GIVEN PROBLEM: Identify all lines in the listing that include the word "Python", and copy them out.

─── SUPPLIED DATA ───

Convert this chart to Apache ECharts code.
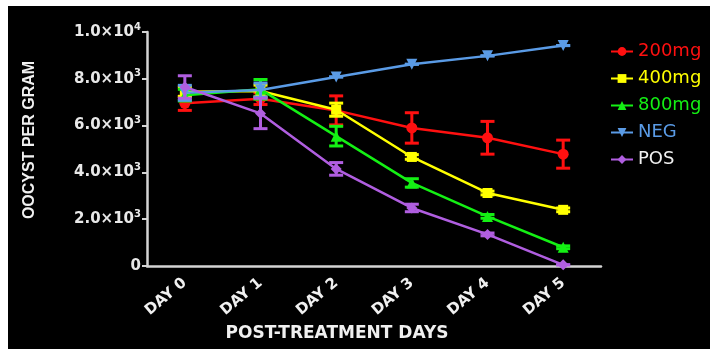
<!DOCTYPE html>
<html>
<head>
<meta charset="utf-8">
<script src="https://cdn.jsdelivr.net/npm/echarts@6/dist/echarts.min.js"></script>
<style>
html,body{margin:0;padding:0;background:#fff;width:710px;height:349px;overflow:hidden;}
#c{position:absolute;left:8px;top:6px;width:702px;height:343px;background:#000;}
</style>
</head>
<body>
<div id="c"></div>
<script>
const categories = ['DAY 0', 'DAY 1', 'DAY 2', 'DAY 3', 'DAY 4', 'DAY 5'];
const seriesNames = ['200mg', '400mg', '800mg', 'NEG', 'POS'];
const mg200 = [6950, 7150, 6650, 5900, 5480, 4780];
const mg200Err = [300, 250, 620, 650, 700, 600];
const mg400 = [7450, 7480, 6680, 4660, 3120, 2400];
const mg400Err = [200, 250, 280, 100, 80, 80];
const mg800 = [7300, 7550, 5550, 3550, 2120, 800];
const mg800Err = [250, 420, 420, 180, 80, 60];
const neg = [7400, 7520, 8080, 8620, 8980, 9420];
const negErr = [320, 300, 0, 0, 0, 0];
const pos = [7650, 6520, 4150, 2480, 1350, 50];
const posErr = [480, 650, 270, 160, 60, 0];
const yTicks = [0, 2000, 4000, 6000, 8000, 10000];

const colors = ['#ff1010', '#ffff00', '#14f014', '#5a9be6', '#b05ee0'];
const legendTextColors = ['#ff1010', '#ffff00', '#14f014', '#5a9be6', '#f0f0f0'];
const symbols = ['circle', 'rect', 'triangle', 'triangle', 'diamond'];
const rotations = [0, 0, 0, 180, 0];
const values = [mg200, mg400, mg800, neg, pos];
const errs = [mg200Err, mg400Err, mg800Err, negErr, posErr];

const chart = echarts.init(document.getElementById('c'));

function errSeries(i) {
  const data = values[i].map((v, k) => [k, v - errs[i][k], v + errs[i][k]]);
  return {
    type: 'custom',
    name: seriesNames[i],
    z: 2 + i,
    silent: true,
    data: data,
    renderItem: function (params, api) {
      const x = api.value(0);
      const lo = api.coord([x, api.value(1)]);
      const hi = api.coord([x, api.value(2)]);
      const w = 7;
      const st = { stroke: colors[i], lineWidth: 3 };
      return {
        type: 'group',
        children: [
          { type: 'line', shape: { x1: lo[0], y1: lo[1], x2: hi[0], y2: hi[1] }, style: st },
          { type: 'line', shape: { x1: lo[0] - w, y1: lo[1], x2: lo[0] + w, y2: lo[1] }, style: st },
          { type: 'line', shape: { x1: hi[0] - w, y1: hi[1], x2: hi[0] + w, y2: hi[1] }, style: st }
        ]
      };
    }
  };
}

const series = [];
for (let i = 0; i < 5; i++) {
  series.push({
    type: 'line',
    name: seriesNames[i],
    data: values[i],
    z: 2 + i,
    symbol: symbols[i],
    symbolSize: symbols[i] === 'rect' ? 10 : 11,
    symbolRotate: rotations[i],
    lineStyle: { color: colors[i], width: 2.5 },
    itemStyle: { color: colors[i] },
    animation: false
  });
  series.push(errSeries(i));
}

function yLabel(v) {
  if (v === 0) return '{m|0}';
  const e = Math.floor(Math.log10(v) + 1e-9);
  const m = (v / Math.pow(10, e)).toFixed(1);
  return '{m|' + m + '×10}{e|' + e + '}';
}

chart.setOption({
  backgroundColor: '#000',
  animation: false,
  grid: { left: 139, right: 109, top: 26, bottom: 83 },
  legend: {
    left: 597, top: 30, orient: 'vertical',
    itemWidth: 22, itemHeight: 11, itemGap: 6,
    textStyle: { fontFamily: 'DejaVu Sans', fontSize: 18, lineHeight: 21 },
    data: seriesNames.map((n, i) => ({ name: n, textStyle: { color: legendTextColors[i] } }))
  },
  xAxis: {
    type: 'category',
    data: categories,
    boundaryGap: true,
    axisLine: { lineStyle: { color: '#d4d4d4', width: 2.5 } },
    axisTick: { alignWithLabel: true, length: 5, lineStyle: { color: '#d4d4d4', width: 2 } },
    axisLabel: {
      rotate: 40, margin: 15, color: '#f0f0f0',
      fontFamily: 'DejaVu Sans', fontWeight: 'bold', fontSize: 15
    },
    splitLine: { show: false }
  },
  yAxis: {
    type: 'value', min: 0, max: 10000, interval: 2000,
    axisLine: { show: true, lineStyle: { color: '#d4d4d4', width: 2.5 } },
    axisTick: { show: true, length: 5, lineStyle: { color: '#d4d4d4', width: 2 } },
    axisLabel: {
      margin: 6, formatter: yLabel,
      rich: {
        m: { color: '#e8e8e8', fontFamily: 'DejaVu Sans', fontWeight: 'bold', fontSize: 15 },
        e: { color: '#e8e8e8', fontFamily: 'DejaVu Sans', fontWeight: 'bold', fontSize: 10, padding: [0, 0, 10, 0] }
      }
    },
    splitLine: { show: false }
  },
  graphic: [{
    type: 'text', x: 22, y: 134, rotation: Math.PI / 2,
    style: { text: 'OOCYST PER GRAM', fill: '#f0f0f0', font: 'bold 16px "Liberation Sans"', align: 'center', verticalAlign: 'middle' }
  }, {
    type: 'text', x: 329, y: 328,
    style: { text: 'POST-TREATMENT DAYS', fill: '#f0f0f0', font: 'bold 17px "DejaVu Sans"', align: 'center', verticalAlign: 'middle' }
  }],
  series: series
});
</script>
</body>
</html>
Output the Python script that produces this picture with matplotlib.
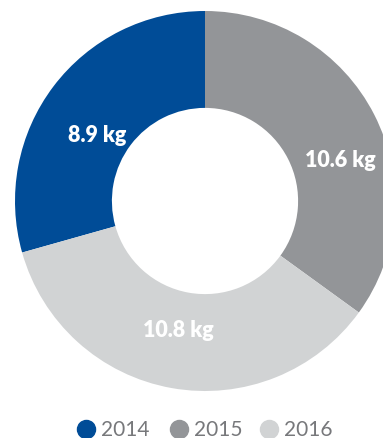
import matplotlib
matplotlib.use("Agg")
import matplotlib.pyplot as plt
from matplotlib.lines import Line2D
import numpy as np

years = ["2014", "2015", "2016"]
values = [8.9, 10.6, 10.8]
labels = ["8.9 kg", "10.6 kg", "10.8 kg"]
colors = ["#004C97", "#939598", "#D1D3D4"]

W, H = 383, 439
fig = plt.figure(figsize=(W / 100, H / 100), dpi=100)
cx, cy, R = 205, 202, 190
ax = fig.add_axes([(cx - R) / W, (H - cy - R) / H, 2 * R / W, 2 * R / H])

total = sum(values)
start = 90 + 360 * values[0] / total
wedges, _ = ax.pie(values, colors=colors, startangle=start, counterclock=False,
                   radius=1.0, wedgeprops=dict(width=0.51, linewidth=0))
ax.set_xlim(-1, 1)
ax.set_ylim(-1, 1)
ax.set_aspect("equal")
ax.axis("off")

label_pos = [(-0.57, 0.35), (0.71, 0.22), (-0.14, -0.675)]
for (x, y), t in zip(label_pos, labels):
    ax.text(x, y, t, ha="center", va="center", color="white",
            fontsize=15.5, fontweight="heavy", family=["Lato", "DejaVu Sans"])

# legend drawn manually
leg_y = 1 - 430 / H
marker_x = [86, 179, 269]
for mx, c, yr in zip(marker_x, colors, years):
    fig.add_artist(Line2D([mx / W], [leg_y], marker="o", markersize=13,
                          markerfacecolor=c, markeredgecolor=c, linestyle="",
                          transform=fig.transFigure))
    fig.text((mx + 15) / W, leg_y, yr, ha="left", va="center", color="#77787B",
             fontsize=15, fontweight="normal", family=["Lato", "DejaVu Sans"])

fig.savefig("out.png", dpi=100)
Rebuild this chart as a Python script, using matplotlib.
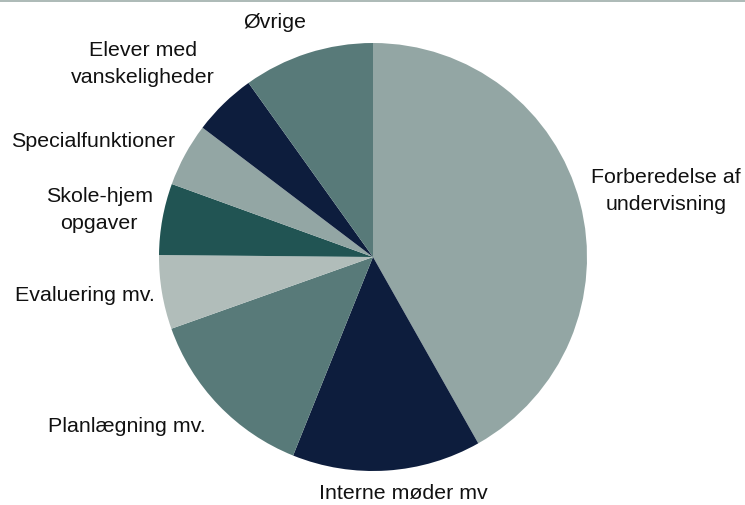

───

SOLUTION TO THE EXERCISE:
Output the Python script that produces this picture with matplotlib.
Rebuild this chart as a Python script, using matplotlib.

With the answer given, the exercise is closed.